On top of your character's head, pick several points and bevel them (in the script, we used the Apply Color command on the hair "area" before beveling to save some steps later). Select the beveled faces, extrude them along their normals, then scale them down. Grow the collection to select whatever part of the hair you want to rotate, and rotate away! You can continue extruding, scaling, and rotating until the hair looks the way you want. To get a point, select the face at the end of the hair and use Collapse. Use the Apply Color command to color the tips of the hair for more definition.

Download the script: hair.nds

Modifying Collections in Nendo

You can grow or shrink collections in Nendo with some very handy hot keys. Growing or shrinking your collection is useful if you are rotating or scaling part of an object, for example, and want a more organic feel.

To create the egg, we selected the vertices, then did a Move>Y, Scale>Uniform, "-", Move>Y, "-" etc., until we had our egg. If you're repeating only a single operation (e.g., a Rotate>X) you can use the "d" hot key to repeat that last operation over and over to get an organic feel. We also used the Tighten and Scale>Y command on the egg in the script after we got our rough shape.

  • Press the "+" key to select a surrounding "ring" of the same element type around the current selection.
  • Press the "-" key to deselect the outermost "ring" of elements

If you have one type of element selected, you can automatically select another type of element using the following hot keys:

  • Press the "f" key to select adjacent faces.
  • Press the "e" key to select adjacent edges.
  • Press the "v" key to select adjacent vertices.

You can also use the spacebar to clear/retrieve your last selection.

Download the script: selections.nds

Smoothing Objects

In order to see how an object looks smoothed, choose a body and select Smooth. Use Ctrl+z to undo and redo the smoothing to see how the contour of the unsmoothed object relates to the smoothed mesh. This lets you preview how the object will look when smoothed. In this case, notice how the artist went back and forth between the lo-res and hi-res version of the giraffe, making minor adjustments each time.

Download the script: smoothing.nds

Rounded Pegs from Square Holes

This script shows how to build a simple towel rack, pulling a circular bar from a square face. To create a circular face, select the edges of the face and use the Cut command to break each edge into several smaller segments.

Make sure the cut edges are selected, then use Scale>Uniform to circularize the face.
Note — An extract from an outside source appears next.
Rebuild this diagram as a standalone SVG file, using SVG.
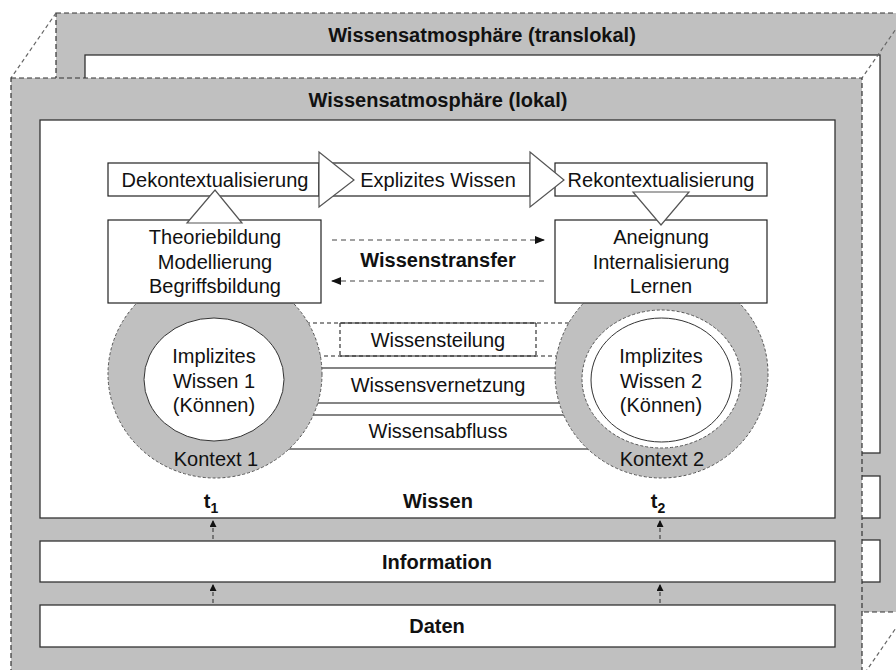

You may have to repeat the operation several times; the function slows down as the edges reach similar lengths.

You should see the face get rounder the more you scale. Using more edge cuts will yield rounder faces. In the script below, we used Scale>Radial X to change the radius of the towel bar.

Download the script: rounded.nds

Tightening vs. Smoothing

It is not always necessary to quadruple the number of faces on an object by smoothing the surface geometry. For lo-res objects, you can use the "s" key to enable crease angle smoothing, then select points on the surface that are too faceted and choose the Tighten command from the Vertex menu.

The Tighten command moves the vertices so they are more planar with their neighbors (and without adding new faces). You can also tighten an entire object to apply the effect globally. Always experiment with Tighten before deciding to smooth the geometry of the object; you may find it provides the correct result without adding polygons.

You may also find it helpful to create a copy of an object so you can compare the two effects, as we did in the script below.

Download the script: tightening.nds

Controlling Crease Angle

Setting the crease angle in Nendo keeps hard edges hard during a Smooth operation. You can select the entire body so that hard edges (those between faces whose normals are >60 degrees apart) are marked as hard, or mark individual edges as hard by selecting the edge and using Hardness>Hard.

Hard edges are drawn with thicker outlines in the 3D window. In the script below, we created three cubes, one with no hardness settings, one with Set Crease Angle used on the entire body, and one with Hardness > Hard used on only a few edges. Each is smoothed with quite different results.